At this time of year Pessach, Passover, has taken over our lives. This is especially true in Israel, where I live. Time was, when we women slaved away to prepare for the most stringent and labor intensive of all our holidays -the one that celebrates freedom. Most of us are now followers of the “dust is not chametz” philosophy and keep “spring cleaning” in the non halachik, not essential before Pessach category where it belongs. Now, we are busy planning tiyulim.
As in generations past, children prepare to ask the four questions in contraposition to the fabled “Four Sons” and their queries. Here is where we come upon some interesting subconscious philosophy. The four sons are meant to represent the four types of students. Four types? As both a teacher and child therapist I have come upon many more types than that! And what is a “type” anyway? Reminiscent of the feeling behind- “Oh, I know your type”. I always got my back up with that one.

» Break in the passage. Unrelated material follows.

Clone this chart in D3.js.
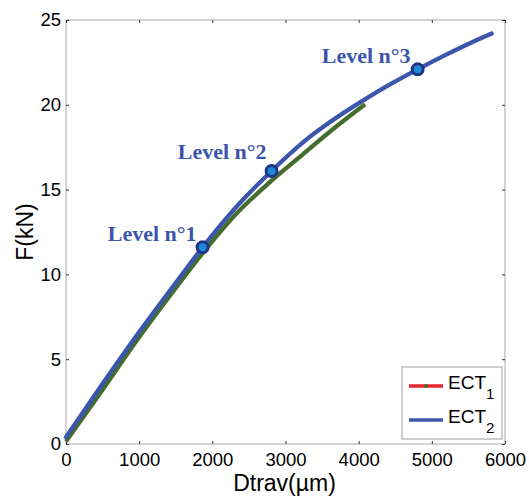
<!DOCTYPE html>
<html><head><meta charset="utf-8">
<script src="https://cdn.jsdelivr.net/npm/d3@7"></script>
<style>body{margin:0;background:#fff}</style>
</head><body>
<svg id="c" width="529" height="498"></svg>
<script>
const xTicks = [0,1000,2000,3000,4000,5000,6000];
const yTicks = [0,5,10,15,20,25];
const ect1X = [0, 500, 1000, 1500, 1867, 2300, 2788, 3243, 3608, 4086];
const ect1F = [0.15, 3.2, 6.3, 9.2, 11.25, 13.45, 15.45, 17.1, 18.42, 20.02];
const ect2X = [0, 500, 1000, 1500, 1867, 2300, 2810, 3243, 3608, 4063, 4428, 4806, 5203, 5521, 5818];
const ect2F = [0.4, 3.55, 6.6, 9.5, 11.6, 13.85, 16.1, 17.8, 18.98, 20.26, 21.2, 22.09, 22.97, 23.63, 24.2];
const levelX = [1867, 2810, 4806];
const levelF = [11.6, 16.1, 22.09];
const levelLabels = ["Level n°1","Level n°2","Level n°3"];
const labelOffsets = [[-6,-6],[-5,-12],[-7,-6]];
const seriesNames = ["ECT","ECT"];
const seriesSubs = ["1","2"];

const svg = d3.select("#c");
const L=66,R=505,T=20,B=444;
const x = d3.scaleLinear().domain([0,6000]).range([L,R]);
const y = d3.scaleLinear().domain([0,25]).range([B,T]);

svg.append("rect").attr("x",L).attr("y",T).attr("width",R-L).attr("height",B-T)
  .attr("fill","none").attr("stroke","#a8a8a8").attr("stroke-width",1);

const fontAx = "'Liberation Sans', Arial, sans-serif";
const gx = svg.append("g").attr("transform",`translate(0,${B})`)
  .call(d3.axisBottom(x).tickValues(xTicks).tickSize(-3).tickPadding(9).tickFormat(d3.format("d")));
const gy = svg.append("g").attr("transform",`translate(${L},0)`)
  .call(d3.axisLeft(y).tickValues(yTicks).tickSize(-3).tickPadding(5).tickFormat(d3.format("d")));
const gxt = svg.append("g").attr("transform",`translate(0,${T})`)
  .call(d3.axisTop(x).tickValues(xTicks).tickSize(-3).tickFormat(""));
const gyr = svg.append("g").attr("transform",`translate(${R},0)`)
  .call(d3.axisRight(y).tickValues(yTicks).tickSize(-3).tickFormat(""));
[gx,gy,gxt,gyr].forEach(g=>{
  g.select(".domain").remove();
  g.selectAll(".tick line").attr("stroke","#333").attr("stroke-width",1);
  g.selectAll(".tick text").attr("fill","#000").style("font-family",fontAx).style("font-size","18.5px");
});
gx.selectAll(".tick text").attr("dy","0.71em");

svg.append("text").attr("x",(L+R)/2-1).attr("y",491).attr("text-anchor","middle")
  .style("font-family",fontAx).style("font-size","23px").text("Dtrav(µm)");
svg.append("text").attr("transform",`translate(33,${(T+B)/2}) rotate(-90)`).attr("text-anchor","middle")
  .style("font-family",fontAx).style("font-size","23px").text("F(kN)");

const line = d3.line().x(d=>x(d[0])).y(d=>y(d[1])).curve(d3.curveMonotoneX);
const d1 = ect1X.map((v,i)=>[v,ect1F[i]]);
const d2 = ect2X.map((v,i)=>[v,ect2F[i]]);

svg.append("path").attr("d",line(d1)).attr("fill","none").attr("stroke","#e0a0a0").attr("stroke-width",4.5);
svg.append("path").attr("d",line(d1)).attr("fill","none").attr("stroke","#3e6f2b").attr("stroke-width",4);
svg.append("path").attr("d",line(d2)).attr("fill","none").attr("stroke","#3d56ad").attr("stroke-width",4.3)
  .attr("stroke-linecap","round");

levelX.forEach((lx,i)=>{
  const cx=x(lx), cy=y(levelF[i]);
  svg.append("circle").attr("cx",cx).attr("cy",cy).attr("r",5.5).attr("fill","#1f8ad4").attr("stroke","#1f3486").attr("stroke-width",3);
  svg.append("text").attr("x",cx+labelOffsets[i][0]).attr("y",cy+labelOffsets[i][1]).attr("text-anchor","end")
    .style("font-family","'Liberation Serif','DejaVu Serif',serif").style("font-weight","bold").style("font-size","22px")
    .attr("fill","#3b56a8").text(levelLabels[i]);
});

const lg = svg.append("g");
lg.append("rect").attr("x",402).attr("y",367).attr("width",100).attr("height",72).attr("fill","#fff").attr("stroke","#a0a0a0");
const legY=[386,420];
const legColors=["#e8262b","#3d56ad"];
seriesNames.forEach((n,i)=>{
  lg.append("line").attr("x1",409).attr("x2",443).attr("y1",legY[i]).attr("y2",legY[i]).attr("stroke",legColors[i]).attr("stroke-width",3.5);
  if(i===0) lg.append("circle").attr("cx",426).attr("cy",legY[i]).attr("r",2).attr("fill","#3e6f2b");
  const t = lg.append("text").attr("x",448).attr("y",legY[i]+3).style("font-family",fontAx).style("font-size","19px");
  t.append("tspan").text(n);
  t.append("tspan").attr("dy",10).style("font-size","15px").text(seriesSubs[i]);
});
</script>
</body></html>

Back to “the sons”. It would seem that the son “who does not know how to ask’”( שאינו יודע לשאול) either because he doesn’t know there is a question there or because he cannot formulate a question, and the simple son, (תם) are grouped together in a sort of learning disability class. Not too shabby for educational theory going back nearly a millennium. The solutions regarding the education of these two youths is also quite progressive. It takes their needs into consideration. Then we get to the next group and things deteriorate considerably.
Since we have already been introduced to two sons with learning difficulties, the “wise” son will be paired with perhaps a son who does not want to learn. In my experience, that is the most difficult child to teach. Not so in the Haggada. The “wise son” (חכם) is seen as being wise because he asks a question the way the author thought was correct; thus, he is a good boy. The final son is sees as the “wicked son” (רשע). He asks basically the same question as the wise, good, son, but with an attitude. He becomes the epitome of wicked and his teacher is encouraged “to knock out his teeth”. What is more, we let him know that he is not part of us anymore. If he were at the exodus, he would have been left behind. That’s shunning, the most insidious and hurtful behavior to inflict on a child. What’s going on here?
It’s not just about about asking a question, but how that question is asked and how the teacher perceives the question. It is not unusual for me to be called into a classroom to observe a “problem child”. It is equally not unusual for at least part of the problem to be a lack of patience, a lack of knowledge of child development, a lack of empathy or a combination of these on the teacher’s part. The final blow to the student is being seen in a negative light, as a problem or troublemaker and being ridiculed in front of his peers. What exactly is this meant to accomplish? What is the student expected to do now? Apologize? Get his act together? He may have an attitude for a multitude of reasons only one of them having anything to do with his learning.
No wonder these kids, usually boys, stop trying and stop caring! It’s not “acting out”, it’s a natural consequence of how they are understood and treated.
It is terribly frightening to me how much of a child/teen’s sense of self and general outlook on life is tied to how someone in charge of his/her education treats him/her. That’s the problem in a nutshell. It also works the other way around. Namely, if a teacher is caring and non-judgmental, knows about learning styles and disabilities and treats the student with care, it can really change the child’s life for the better. This is even more so if he becomes the person that the student can depend on for a fair evaluation and guidance.
Bottom line, whether your child has learning issues, is a good student or has adopted an attitude as a response to difficulty in his life, as parents, we need to be really choosy and hands on regarding who is teaching our children.